___ Data excerpt ___
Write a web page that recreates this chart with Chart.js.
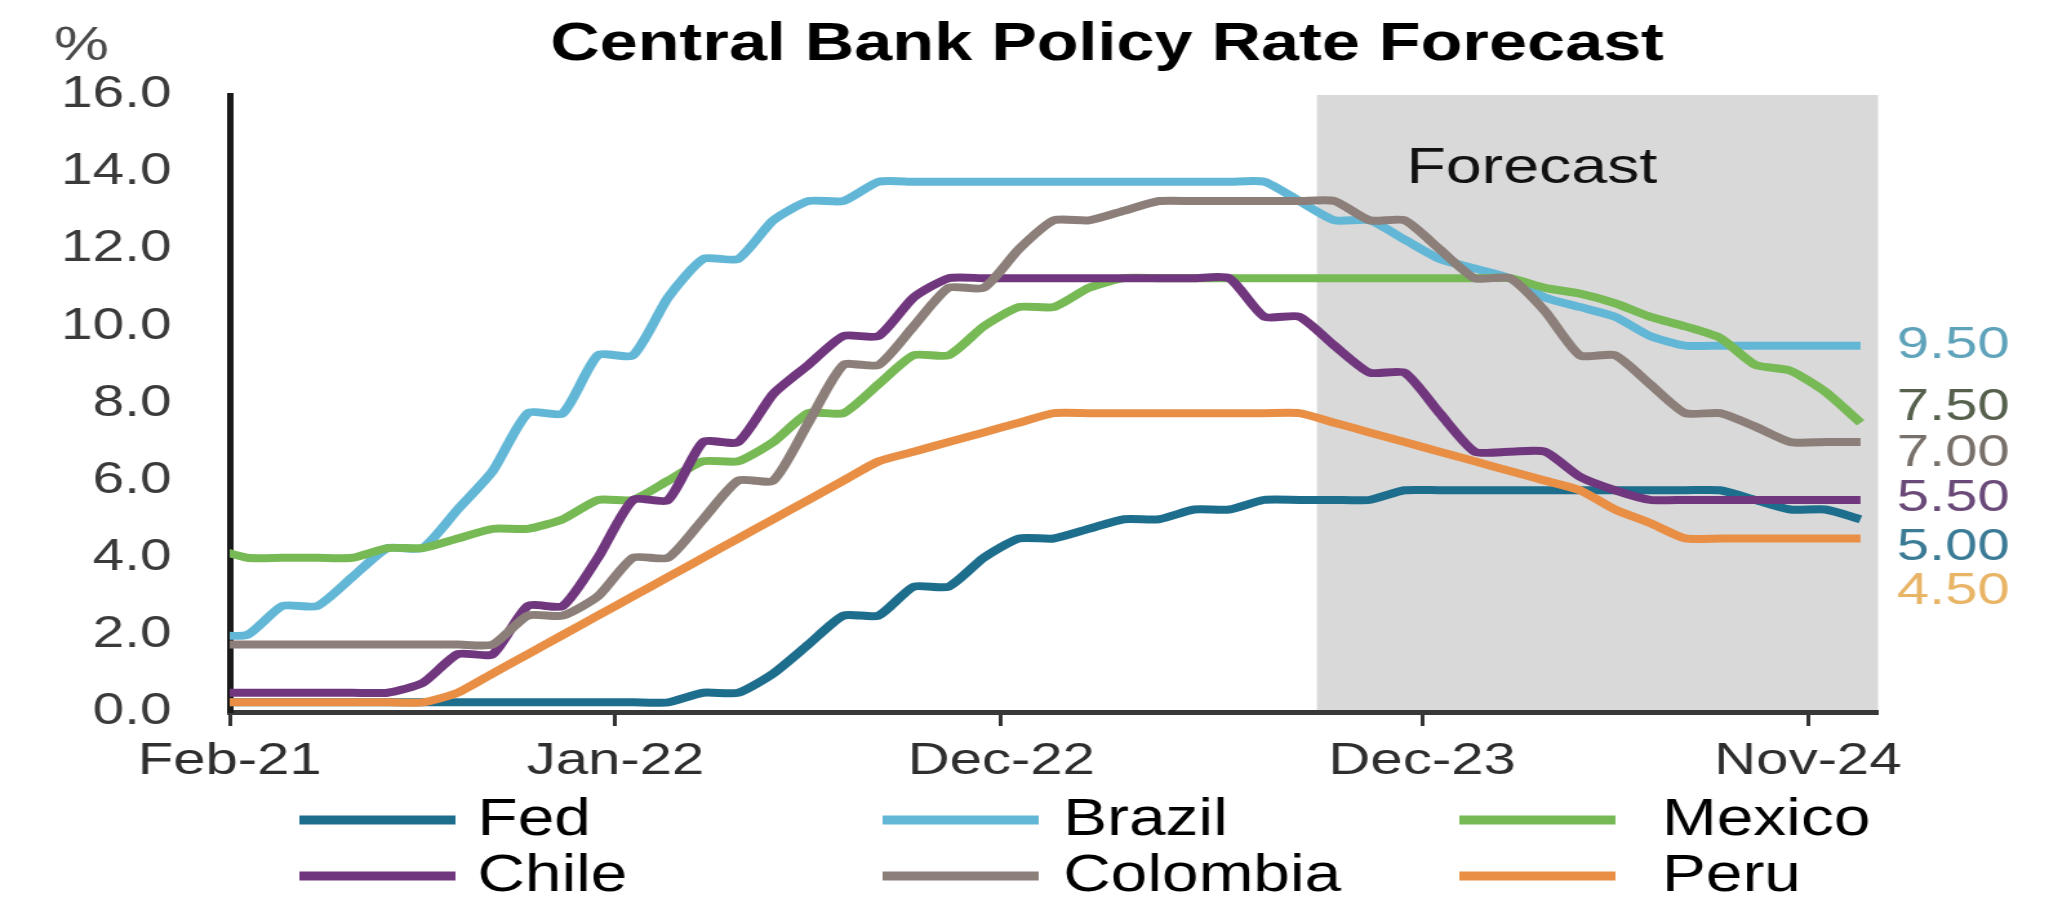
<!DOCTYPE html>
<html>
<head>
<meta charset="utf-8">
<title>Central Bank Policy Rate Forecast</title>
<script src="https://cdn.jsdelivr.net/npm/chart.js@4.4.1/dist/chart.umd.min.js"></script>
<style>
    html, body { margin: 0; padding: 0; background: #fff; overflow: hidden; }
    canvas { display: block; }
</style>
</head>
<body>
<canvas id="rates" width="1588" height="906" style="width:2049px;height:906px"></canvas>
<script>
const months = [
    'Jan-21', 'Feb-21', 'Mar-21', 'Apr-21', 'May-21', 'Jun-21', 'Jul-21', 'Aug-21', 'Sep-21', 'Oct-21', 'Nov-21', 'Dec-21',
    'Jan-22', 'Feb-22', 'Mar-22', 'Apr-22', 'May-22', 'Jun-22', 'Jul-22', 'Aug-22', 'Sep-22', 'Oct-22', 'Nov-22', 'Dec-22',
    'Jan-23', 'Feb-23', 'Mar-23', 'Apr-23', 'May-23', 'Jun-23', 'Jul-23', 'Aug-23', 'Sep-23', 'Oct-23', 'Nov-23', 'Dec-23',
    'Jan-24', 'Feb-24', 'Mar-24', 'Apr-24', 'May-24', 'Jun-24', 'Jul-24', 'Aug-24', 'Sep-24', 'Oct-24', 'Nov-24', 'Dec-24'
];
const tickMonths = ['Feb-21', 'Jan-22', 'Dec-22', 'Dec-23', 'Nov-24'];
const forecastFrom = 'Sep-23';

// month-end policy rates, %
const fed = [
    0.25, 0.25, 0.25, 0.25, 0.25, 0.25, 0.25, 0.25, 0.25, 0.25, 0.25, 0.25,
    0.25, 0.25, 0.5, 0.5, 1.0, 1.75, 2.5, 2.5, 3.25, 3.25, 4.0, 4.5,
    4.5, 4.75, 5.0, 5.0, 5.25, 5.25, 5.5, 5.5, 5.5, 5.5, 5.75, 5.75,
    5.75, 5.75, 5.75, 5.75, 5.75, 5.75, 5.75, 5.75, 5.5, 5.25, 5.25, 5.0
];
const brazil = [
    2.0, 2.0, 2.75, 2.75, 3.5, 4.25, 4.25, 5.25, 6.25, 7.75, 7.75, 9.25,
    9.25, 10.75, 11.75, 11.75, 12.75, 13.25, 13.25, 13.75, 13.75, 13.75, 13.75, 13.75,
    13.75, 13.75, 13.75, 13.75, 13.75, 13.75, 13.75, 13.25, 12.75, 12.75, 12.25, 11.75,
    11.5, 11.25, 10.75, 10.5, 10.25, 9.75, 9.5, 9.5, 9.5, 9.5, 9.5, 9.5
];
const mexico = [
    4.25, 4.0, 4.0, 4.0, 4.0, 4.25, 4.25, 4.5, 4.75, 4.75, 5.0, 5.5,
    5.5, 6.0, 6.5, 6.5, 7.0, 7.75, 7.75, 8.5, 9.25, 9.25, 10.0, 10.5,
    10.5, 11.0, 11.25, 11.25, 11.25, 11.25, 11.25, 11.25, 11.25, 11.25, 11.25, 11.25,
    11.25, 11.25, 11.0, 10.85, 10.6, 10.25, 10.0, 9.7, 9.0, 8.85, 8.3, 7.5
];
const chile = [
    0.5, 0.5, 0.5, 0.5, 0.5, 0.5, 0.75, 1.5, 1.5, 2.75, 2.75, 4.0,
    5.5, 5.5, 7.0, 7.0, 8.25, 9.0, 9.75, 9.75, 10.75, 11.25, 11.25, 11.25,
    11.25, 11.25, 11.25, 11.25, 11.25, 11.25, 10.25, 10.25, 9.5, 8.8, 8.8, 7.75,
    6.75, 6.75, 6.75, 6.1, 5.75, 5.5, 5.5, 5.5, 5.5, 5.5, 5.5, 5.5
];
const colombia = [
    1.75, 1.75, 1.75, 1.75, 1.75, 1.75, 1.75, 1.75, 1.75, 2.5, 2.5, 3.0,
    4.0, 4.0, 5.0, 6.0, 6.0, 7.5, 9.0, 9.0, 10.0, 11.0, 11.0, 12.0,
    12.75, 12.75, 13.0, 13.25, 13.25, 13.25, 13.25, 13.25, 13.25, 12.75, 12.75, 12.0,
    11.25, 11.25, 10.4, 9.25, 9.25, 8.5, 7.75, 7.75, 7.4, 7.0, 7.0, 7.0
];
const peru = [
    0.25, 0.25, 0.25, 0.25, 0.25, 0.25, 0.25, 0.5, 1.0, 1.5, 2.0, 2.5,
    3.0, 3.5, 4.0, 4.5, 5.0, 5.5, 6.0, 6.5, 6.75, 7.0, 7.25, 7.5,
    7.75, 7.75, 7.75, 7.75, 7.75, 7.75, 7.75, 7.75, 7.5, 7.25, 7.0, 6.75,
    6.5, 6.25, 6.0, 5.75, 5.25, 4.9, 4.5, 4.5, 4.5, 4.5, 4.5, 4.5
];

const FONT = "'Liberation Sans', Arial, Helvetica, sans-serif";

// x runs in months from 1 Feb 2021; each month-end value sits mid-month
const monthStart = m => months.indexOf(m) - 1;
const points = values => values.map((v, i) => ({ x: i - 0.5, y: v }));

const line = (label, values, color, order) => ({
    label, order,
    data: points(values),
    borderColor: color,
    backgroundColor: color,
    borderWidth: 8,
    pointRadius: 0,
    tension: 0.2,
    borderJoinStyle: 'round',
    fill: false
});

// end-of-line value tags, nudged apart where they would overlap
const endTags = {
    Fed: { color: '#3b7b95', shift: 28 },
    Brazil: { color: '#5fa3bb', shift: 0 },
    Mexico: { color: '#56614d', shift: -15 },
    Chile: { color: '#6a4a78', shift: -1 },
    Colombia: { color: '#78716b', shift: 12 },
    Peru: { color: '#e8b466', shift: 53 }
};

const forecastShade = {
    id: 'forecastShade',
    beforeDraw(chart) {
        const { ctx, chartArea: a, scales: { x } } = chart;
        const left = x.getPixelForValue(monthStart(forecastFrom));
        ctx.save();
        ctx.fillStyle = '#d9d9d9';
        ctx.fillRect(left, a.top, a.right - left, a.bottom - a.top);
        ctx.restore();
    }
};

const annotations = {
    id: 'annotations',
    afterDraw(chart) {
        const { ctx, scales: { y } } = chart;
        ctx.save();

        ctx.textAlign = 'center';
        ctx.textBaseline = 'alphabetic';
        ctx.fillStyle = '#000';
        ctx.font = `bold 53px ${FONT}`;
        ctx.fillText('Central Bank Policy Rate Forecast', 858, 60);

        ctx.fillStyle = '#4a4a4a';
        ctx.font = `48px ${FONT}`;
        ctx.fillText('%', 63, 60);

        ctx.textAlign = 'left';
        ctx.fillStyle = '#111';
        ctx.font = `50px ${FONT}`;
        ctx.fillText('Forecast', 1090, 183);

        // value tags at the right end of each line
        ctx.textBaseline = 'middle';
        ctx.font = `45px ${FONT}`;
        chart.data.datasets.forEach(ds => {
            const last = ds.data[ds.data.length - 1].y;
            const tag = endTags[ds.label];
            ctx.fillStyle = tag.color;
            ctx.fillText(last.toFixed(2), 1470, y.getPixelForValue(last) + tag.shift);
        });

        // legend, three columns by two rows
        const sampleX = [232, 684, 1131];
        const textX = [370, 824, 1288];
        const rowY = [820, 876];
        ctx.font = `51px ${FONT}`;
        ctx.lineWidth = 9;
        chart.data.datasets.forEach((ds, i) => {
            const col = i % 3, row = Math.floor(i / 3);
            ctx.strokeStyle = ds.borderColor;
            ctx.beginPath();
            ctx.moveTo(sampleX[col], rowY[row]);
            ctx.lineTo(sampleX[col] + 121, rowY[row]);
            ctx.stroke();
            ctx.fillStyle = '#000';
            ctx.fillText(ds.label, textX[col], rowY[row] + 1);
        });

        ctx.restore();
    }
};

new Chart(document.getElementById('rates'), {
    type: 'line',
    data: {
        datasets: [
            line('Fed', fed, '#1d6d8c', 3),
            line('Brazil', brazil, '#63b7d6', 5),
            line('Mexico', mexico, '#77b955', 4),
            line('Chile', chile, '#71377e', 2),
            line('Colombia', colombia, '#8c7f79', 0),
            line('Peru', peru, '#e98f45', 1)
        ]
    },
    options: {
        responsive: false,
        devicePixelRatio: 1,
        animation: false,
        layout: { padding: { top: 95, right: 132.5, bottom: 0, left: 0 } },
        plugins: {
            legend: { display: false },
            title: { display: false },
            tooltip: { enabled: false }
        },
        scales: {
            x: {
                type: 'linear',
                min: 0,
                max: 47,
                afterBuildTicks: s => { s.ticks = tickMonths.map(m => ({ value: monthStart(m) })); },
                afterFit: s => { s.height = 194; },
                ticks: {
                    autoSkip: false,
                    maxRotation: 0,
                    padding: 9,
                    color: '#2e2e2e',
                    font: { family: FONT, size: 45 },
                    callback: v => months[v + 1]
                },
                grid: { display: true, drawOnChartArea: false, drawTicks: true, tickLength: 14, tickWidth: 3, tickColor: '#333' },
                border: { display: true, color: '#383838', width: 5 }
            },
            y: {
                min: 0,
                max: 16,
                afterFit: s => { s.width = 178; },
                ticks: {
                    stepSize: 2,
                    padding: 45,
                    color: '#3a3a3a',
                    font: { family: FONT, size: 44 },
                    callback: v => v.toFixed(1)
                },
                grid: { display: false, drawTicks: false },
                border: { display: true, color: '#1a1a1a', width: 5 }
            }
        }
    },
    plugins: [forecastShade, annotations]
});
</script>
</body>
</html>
___
#### Exercise aim
Restate only the lines running from the start of the material above through the line containing "const forecastFrom = 'Sep-23';", ends included. No pictures.

#### Solution to the exercise
Write a web page that recreates this chart with Chart.js.
<!DOCTYPE html>
<html>
<head>
<meta charset="utf-8">
<title>Central Bank Policy Rate Forecast</title>
<script src="https://cdn.jsdelivr.net/npm/chart.js@4.4.1/dist/chart.umd.min.js"></script>
<style>
    html, body { margin: 0; padding: 0; background: #fff; overflow: hidden; }
    canvas { display: block; }
</style>
</head>
<body>
<canvas id="rates" width="1588" height="906" style="width:2049px;height:906px"></canvas>
<script>
const months = [
    'Jan-21', 'Feb-21', 'Mar-21', 'Apr-21', 'May-21', 'Jun-21', 'Jul-21', 'Aug-21', 'Sep-21', 'Oct-21', 'Nov-21', 'Dec-21',
    'Jan-22', 'Feb-22', 'Mar-22', 'Apr-22', 'May-22', 'Jun-22', 'Jul-22', 'Aug-22', 'Sep-22', 'Oct-22', 'Nov-22', 'Dec-22',
    'Jan-23', 'Feb-23', 'Mar-23', 'Apr-23', 'May-23', 'Jun-23', 'Jul-23', 'Aug-23', 'Sep-23', 'Oct-23', 'Nov-23', 'Dec-23',
    'Jan-24', 'Feb-24', 'Mar-24', 'Apr-24', 'May-24', 'Jun-24', 'Jul-24', 'Aug-24', 'Sep-24', 'Oct-24', 'Nov-24', 'Dec-24'
];
const tickMonths = ['Feb-21', 'Jan-22', 'Dec-22', 'Dec-23', 'Nov-24'];
const forecastFrom = 'Sep-23';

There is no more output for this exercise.